I suggest that the answer is a.length / 2. Half of the length of the array (rounded down if the length was odd). You can pair the numbers any way you like. For non-negative a and b if a * 2 < b, just swap a and b and you will have a * 2 >= b. So since it takes two numbers to make a pair, you can always form precisely as many pairs as half of the length of the array.

Example (from the comments): [1, 2, 2, 2]. Length is 4, half of the length is 2, so there should be 2 pairs. Let’s check: (1, 2) is a nice pair because 1 * 2 >= 2. (2, 2) is another nice pair since 2 * 2 >= 2. In this case we didn’t even need any swapping (on the other hand the same pairs would have worked with swapping too: 2 * 2 >= 1 and 2 * 2 >= 2).

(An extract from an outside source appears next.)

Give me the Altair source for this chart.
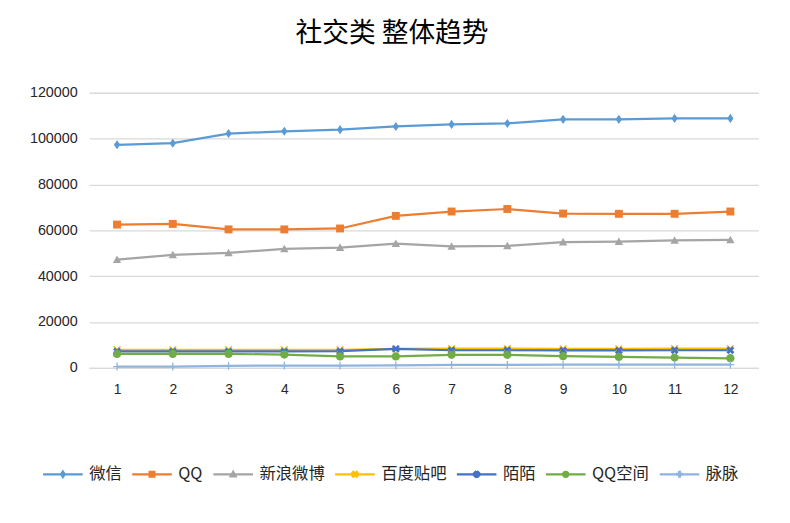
import altair as alt
import pandas as pd

months = list(range(1, 13))
series = ["微信", "QQ", "新浪微博", "百度贴吧", "陌陌", "QQ空间", "脉脉"]

wechat = [97300, 98000, 102200, 103200, 103900, 105300, 106200, 106600, 108400, 108400, 108800, 108800]
qq = [62500, 62800, 60400, 60400, 60800, 66300, 68200, 69300, 67300, 67200, 67200, 68200]
weibo = [47200, 49300, 50200, 51900, 52500, 54200, 53000, 53200, 54900, 55100, 55600, 55800]
tieba = [7900, 7900, 7900, 7900, 7900, 8300, 8400, 8400, 8300, 8300, 8400, 8400]
momo = [7200, 7200, 7200, 7200, 7300, 8300, 7700, 7700, 7600, 7600, 7700, 7700]
qzone = [6100, 6100, 6100, 5800, 5000, 5000, 5700, 5700, 5100, 4800, 4500, 4200]
maimai = [600, 600, 900, 1000, 1000, 1100, 1300, 1300, 1400, 1400, 1400, 1400]

values = [wechat, qq, weibo, tieba, momo, qzone, maimai]
colors = ["#5B9BD5", "#ED7D31", "#A5A5A5", "#FFC000", "#4472C4", "#70AD47", "#8FB4DE"]
y_ticks = [0, 20000, 40000, 60000, 80000, 100000, 120000]
title_text = "社交类 整体趋势"

# marker outlines (unit coordinates)
diamond = [(0, -1.15), (0.8, 0), (0, 1.15), (-0.8, 0)]
square = [(-1, -1), (1, -1), (1, 1), (-1, 1)]
triangle = [(0, -1.05), (1.05, 0.85), (-1.05, 0.85)]
thin_x = [(-1, -0.72), (-0.72, -1), (0, -0.28), (0.72, -1), (1, -0.72), (0.28, 0),
          (1, 0.72), (0.72, 1), (0, 0.28), (-0.72, 1), (-1, 0.72), (-0.28, 0)]
bold_x = [(-1, -0.5), (-0.5, -1), (0, -0.5), (0.5, -1), (1, -0.5), (0.5, 0),
          (1, 0.5), (0.5, 1), (0, 0.5), (-0.5, 1), (-1, 0.5), (-0.5, 0)]
plus = [(-1, -0.16), (-0.16, -0.16), (-0.16, -1), (0.16, -1), (0.16, -0.16), (1, -0.16),
        (1, 0.16), (0.16, 0.16), (0.16, 1), (-0.16, 1), (-0.16, 0.16), (-1, 0.16)]
markers = [diamond, square, triangle, thin_x, bold_x, "circle", plus]

SYM = 1600         # legend symbol size (40px wide)
POINT_SIZE = 64    # plot marker size
LK = 0.12          # legend marker scale inside the 40px symbol box


def poly(pts, k):
    return "M" + "L".join(f"{x * k:.3f},{y * k:.3f}" for x, y in pts) + "Z"


def circ(r):
    return f"M{-r:.3f},0A{r:.3f},{r:.3f} 0 1,0 {r:.3f},0A{r:.3f},{r:.3f} 0 1,0 {-r:.3f},0Z"


plot_shapes = [(circ(1.05) if m == "circle" else poly(m, 1)) for m in markers]
legend_shapes = ["M-1,0L1,0" + (circ(LK * 1.05) if m == "circle" else poly(m, LK)) for m in markers]

rows = []
for i, (s, vals) in enumerate(zip(series, values)):
    for m, v in zip(months, vals):
        rows.append({"series": s, "idx": i, "month": m, "value": v})
df = pd.DataFrame(rows)

NUM_FONT = "Liberation Sans"
CJK_FONT = "Noto Sans CJK SC"

x_enc = alt.X(
    "month:O",
    scale=alt.Scale(type="point", padding=0.5),
    axis=alt.Axis(
        title=None, labelAngle=0, ticks=False, grid=False, domain=True,
        domainColor="#d9d9d9", domainWidth=1.3, labelFont=NUM_FONT, labelFontSize=14,
        labelColor="#262626", labelPadding=15,
    ),
)
y_enc = alt.Y(
    "value:Q",
    scale=alt.Scale(domain=[0, 120000], nice=False),
    axis=alt.Axis(
        title=None, values=y_ticks, format="d", ticks=False, domain=False,
        grid=True, gridColor="#d9d9d9", gridWidth=1.3, labelFont=NUM_FONT,
        labelFontSize=14.5, labelColor="#262626", labelPadding=12,
    ),
)

color_series = alt.Color("series:N", scale=alt.Scale(domain=series, range=colors), legend=None)

lines = alt.Chart(df).mark_line(strokeWidth=2.25).encode(
    x=x_enc, y=y_enc, color=color_series,
)

points = alt.Chart(df).mark_point(filled=True, size=POINT_SIZE, opacity=1, strokeWidth=0).encode(
    x=x_enc, y=y_enc, color=color_series,
    shape=alt.Shape("series:N", scale=alt.Scale(domain=series, range=plot_shapes), legend=None),
)

names_js = "[" + ",".join(f"'{s}'" for s in series) + "]"
idx_domain = list(range(len(series)))
legend = alt.Legend(
    title=None, orient="none", direction="horizontal", legendX=-48, legendY=364,
    symbolSize=SYM, symbolStrokeWidth=2.25, symbolOpacity=1,
    labelExpr=f"{names_js}[datum.value]", labelFont=CJK_FONT, labelFontSize=16.5,
    labelColor="#262626", labelOffset=5, columnPadding=6,
)

# carrier layer for the legend only: zero-size marks, legend symbols = line + marker
legend_layer = alt.Chart(df).mark_point(filled=True, size=0, strokeWidth=2.25).encode(
    x=x_enc, y=y_enc,
    color=alt.Color("idx:N", scale=alt.Scale(domain=idx_domain, range=colors), legend=legend),
    stroke=alt.Stroke("idx:N", scale=alt.Scale(domain=idx_domain, range=colors), legend=legend),
    shape=alt.Shape("idx:N", scale=alt.Scale(domain=idx_domain, range=legend_shapes), legend=legend),
)

chart = (
    alt.layer(lines, points, legend_layer)
    .resolve_scale(color="independent", shape="independent", stroke="independent")
    .properties(
        width=676, height=278,
        autosize="none",
        padding={"left": 82, "top": 83, "right": 24, "bottom": 146},
        title=alt.Title(
            title_text, font=CJK_FONT, fontSize=27, fontWeight="normal", color="#000000",
            anchor="middle", dx=-32, offset=37,
        ),
        background="white",
    )
    .configure_view(stroke=None)
)

chart.save("out.html", embed_options={"renderer": "svg", "actions": False})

It will not always work if the array may contain negative numbers. So you may want to add a validation of the array that checks that it doesn’t.

What went wrong in your solution?

Your recursive algorithm is wrong. Say the array is [2, 3, 7, 9]. Clearly (2, 3) and (7, 9) are nice pairs, so there are two pairs here. The way you describe your algorithm, since (2, 9) is not a valid pair, you discard at least one of 2 and 9, leaving no chance of forming two pairs from the remaining numbers.